An Alternate For A Vulcan Spock
Wednesday, May 02, 2012
The more restrictions I give myself when taking photographs the more I can concentrate on expression and whatever transpires between this photographer and my subject. Sometimes it is a direct connection between my subject’s eyes through the lens of my Mamiya, up the mirror into the pentaprism, that makes the upside down and the right is left picture into its correct configuration and straight through my left eye (the one I look into) ending somewhere in my brain that some would call my soul.
In these situations, even when I tell myself I will take only five (but I was able to snap one more as I had only used up four exposures, a ten exposure roll, on my previous subject, a gentleman with his black cat, the best shot is the first one and rarely the last. The middle ones seem to be photographic cannon fodder. With Stefanie Denz I knew I had my shot with the first exposure. It was that exposure, tight and showing both her magnificent and strong hands which I chose to illustrate her essay on this Me&My Project, a project in which the restrictions are to use my mother’s red Mexican shawl, a gray background, one light, the same 140mm lens in my Mamiya RB-67 Pro SD loaded with Kodak Ektachrome 100G. There is one more constant and this is my insistence in showing hands.

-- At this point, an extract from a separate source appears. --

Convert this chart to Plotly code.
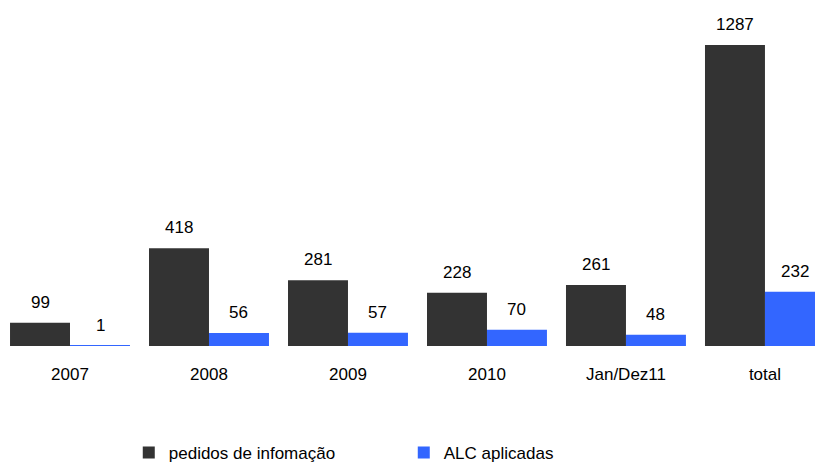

To those that might be interested I am showing here the picture that I almost used. It was the fifth exposure of the total six. What won out for me was the showing of both hands as seen here. I like Denz’s muscular arms. I was tempted by that fifth exposure hint of her blue jeans.
After years of looking at pictures I have come to trust my first impression. Sometimes I feel like a most Vulcan Spock with a built-in scanner in my brain.